2. Tapping into local debt and equity markets
It did not take a massive transition fund, or even concessional or blended finance, to mobilize and close ACEN’s ETM–making it purely commercial
This is not to say that blended finance will not be needed for future coal transition transactions elsewhere; however, that ACEN was able to work with local debt and equity providers to close the deal in a span of 6 months from its announcement is a testament of how sophisticated local debt and equity providers are, or could be, if given the right opportunity.
Yet, to date they are largely untapped and side-lined in favor of higher profile regional or international transition investors. And in hindsight, it makes sense–who better than local investors to discern on a local asset owners’ sincerity and ability to transition a coal asset while
delivering promised returns.

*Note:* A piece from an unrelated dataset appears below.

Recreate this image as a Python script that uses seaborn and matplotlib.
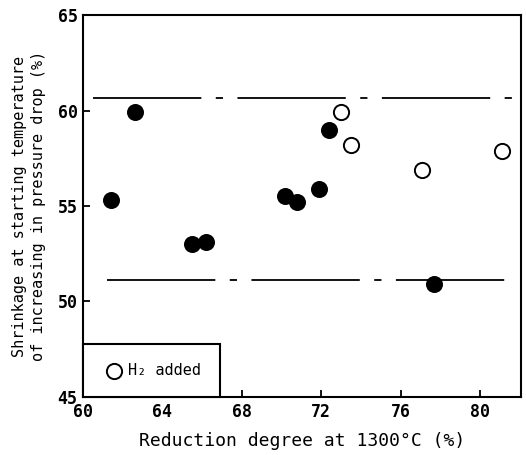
"""Shrinkage at start of pressure-drop increase vs. reduction degree at 1300 C."""

import matplotlib
matplotlib.use("Agg")
import matplotlib.pyplot as plt
import pandas as pd
import seaborn as sns

# Reduction degree at 1300 C (%) and shrinkage (%) -- without H2
base_reduction = [61.4, 62.6, 65.5, 66.2, 70.2, 70.8, 71.9, 72.4, 77.7]
base_shrinkage = [55.3, 59.9, 53.0, 53.1, 55.5, 55.2, 55.9, 59.0, 50.9]

# With H2 added
h2_reduction = [73.0, 73.5, 77.1, 81.1]
h2_shrinkage = [59.9, 58.2, 56.9, 57.9]

# Band limits (dash-dot lines)
band_levels = [60.65, 51.1]
band_x = [(60.5, 81.6), (61.2, 81.45)]

x_ticks = [60, 64, 68, 72, 76, 80]
y_ticks = [45, 50, 55, 60, 65]

sns.set_theme(style="ticks")
plt.rcParams["font.family"] = ["DejaVu Sans Mono", "DejaVu Sans"]
plt.rcParams["text.color"] = "black"
plt.rcParams["axes.labelcolor"] = "black"
plt.rcParams["xtick.color"] = "black"
plt.rcParams["ytick.color"] = "black"

fig = plt.figure(figsize=(5.26, 4.55), dpi=100)
ax = fig.add_axes([0.158, 0.1275, 0.8325, 0.8395])

base_df = pd.DataFrame({"x": base_reduction, "y": base_shrinkage})
h2_df = pd.DataFrame({"x": h2_reduction, "y": h2_shrinkage})

sns.scatterplot(data=base_df, x="x", y="y", ax=ax, s=150, color="black",
                edgecolor="black", linewidth=0, legend=False, zorder=3)
sns.scatterplot(data=h2_df, x="x", y="y", ax=ax, s=120, facecolor="white",
                edgecolor="black", linewidth=1.4, label="H₂ added", zorder=3)

for level, (x0, x1) in zip(band_levels, band_x):
    ax.plot([x0, x1], [level, level], color="black", linewidth=1.3,
            dashes=(60, 8, 4, 8), zorder=2)

ax.set_xlim(60, 82.07)
ax.set_ylim(45, 65)
ax.set_xticks(x_ticks)
ax.set_yticks(y_ticks)
ax.tick_params(direction="in", length=5, width=1.3, labelsize=12, pad=4)
for lbl in ax.get_xticklabels() + ax.get_yticklabels():
    lbl.set_fontweight("bold")
for spine in ax.spines.values():
    spine.set_linewidth(1.5)
    spine.set_color("black")

ax.set_xlabel("Reduction degree at 1300°C (%)", fontsize=13, labelpad=8)
ax.set_ylabel("Shrinkage at starting temperature\nof increasing in pressure drop (%)",
              fontsize=11, labelpad=8, linespacing=1.35)

leg = ax.legend(loc="lower left", bbox_to_anchor=(0, 0), borderaxespad=0,
                fancybox=False, edgecolor="black", framealpha=1, fontsize=11,
                borderpad=1.25, handletextpad=0.1, handlelength=1.6)
leg.get_frame().set_linewidth(1.5)

fig.savefig("out.png", dpi=100)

This raises a completely new dimension to the coal transition discussion–how can we mobilize local debt and equity markets more effectively for transition finance? Can they be propped up and supported as leaders rather than followers in financing Asia’s energy transition?
3. Ensuring enough runway for a just and managed transition
There is some comfort, in our view, with SLTEC having an ~18-year runway to complete its transition. Again, let us recall that this is a 6-year old plant that, based on business as usual (or a particular view of the world), could have easily been operated up to 2055 based on its technical life. Let us also recognize that there is no precedent for such a transaction, particularly one set in a power-hungry and largely fossil-dependent economy like the Philippines. So ample allowance must be provided to figure out and implement an optimal approach to addressing the grid security as well as the employee, community, and key stakeholder aspects of the transition.
SLTEC’s new partners can then watch with eagle eyes as plans are hopefully introduced soon to follow-through on key KPIs around the retirement and the just transition.
While the region continues to push the agenda of ETMs, deals will inevitably come in all shapes and sizes, structures and business models. But what is important is that transactions are completed, lessons are learned and shared, and best practices are quickly adopted and implemented. The more visibility the regional and global power industry has on the viability of pilot deals like ACEN’s, the more confidence is built among power asset owners and investors to embark on an energy transition and “build something new without reinventing the wheel”.